The Freewheelin Bob Dylan, his second release, contained some of his best work, including Blowin in the Wind. This album marked strongly the emergence of one of the most distinctive voices and poetic masters of American popular music. The next Bob Dylan albums would provide more of the same. Each one had a different perspective and topic matter. It was on his seventh album, though, that Bob Dylan wrote an entrancing song that embodied his emotional state at the time, both in lyrics and music alike.
This song is the Sad Eyed Lady of the Lowlands. Of the two elements of the song, lyrical and musical, the lyrical is definitely the most striking symbolically and poetically. This song was the first cut to fill an entire album side and makes clear the importance he places on relationships. The song is undoubtedly about his future bride, Sara Lowndess, and is revealing to the point that he disallowed song verses to be quoted in a book. The first line of the song begins the deep symbolism when saying the womens mouth is mercury. An alternate meaning for mercury is messenger. Furthermore, Dylan makes reference to the lady as having eyes like smoke and prayers like rhymes. This could be interpreted as the women giving prayers a new light as real poetry, a revelation that may not have been seen through her unclear eyes. As well, the ladys voice is like chimes that speak out for freedom for the lonesome hearted lover with too personal a tale(Dylan 1). Dylan then recalls streetcar visions, a direct reference to Tennessee Williams play A Street Car Called Desire.
The symbolism continues throughout the song and is accompanied with music that, while not the best of his career, still defined the American folk sound. The music is acoustic once again after he made a brief stint recording with bands and electric guitars. The melody is simple and flows throughout the pieces seven minute length. There is minimal background accompaniment but what does exist advances the rhythm of the song. Truly it is Dylans voice that is the essence of the song.

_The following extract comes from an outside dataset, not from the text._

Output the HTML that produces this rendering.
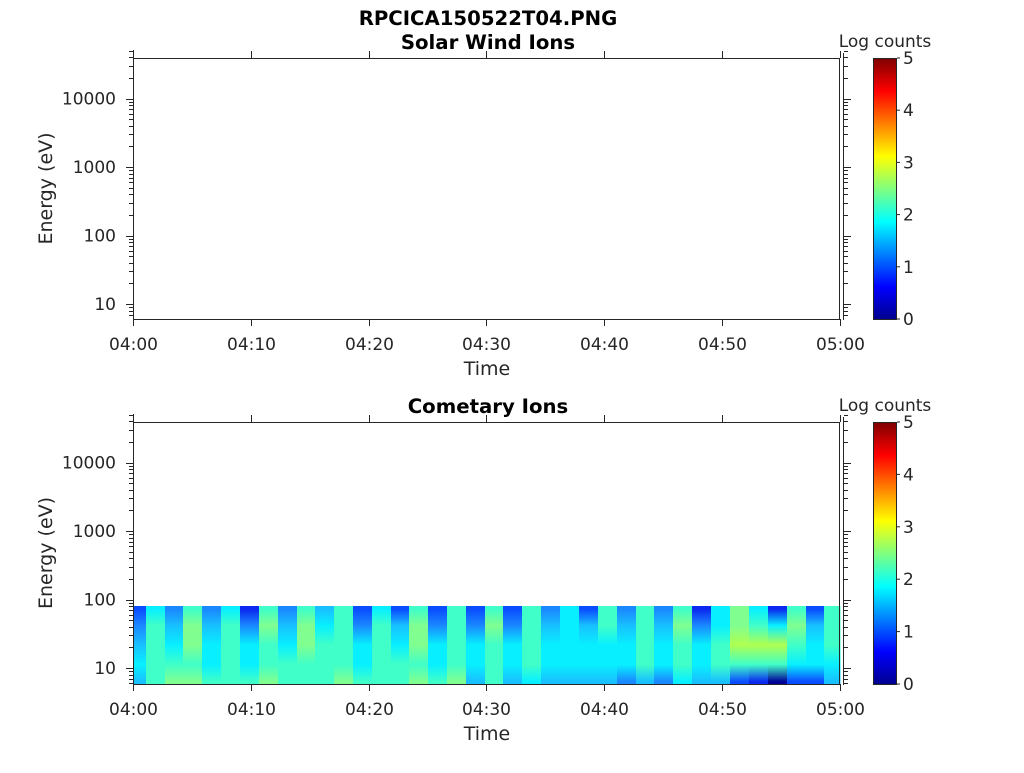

His raspy, nasal sound gives the song character that it definitely would not have minus his vocals. The best information I can provide someone who is interested in the work of Dylan is to get any of his early albums and listen to what todays music started as. The folk movement of the late nineteen fifties and early sixties was led by a man who overcame a humble upbringing and, through hard work, created for himself the life he desired to live. His music is revered as classic and at the same time historical. His song, Sad Eyed Lady of the Lowlands, is a testament to that.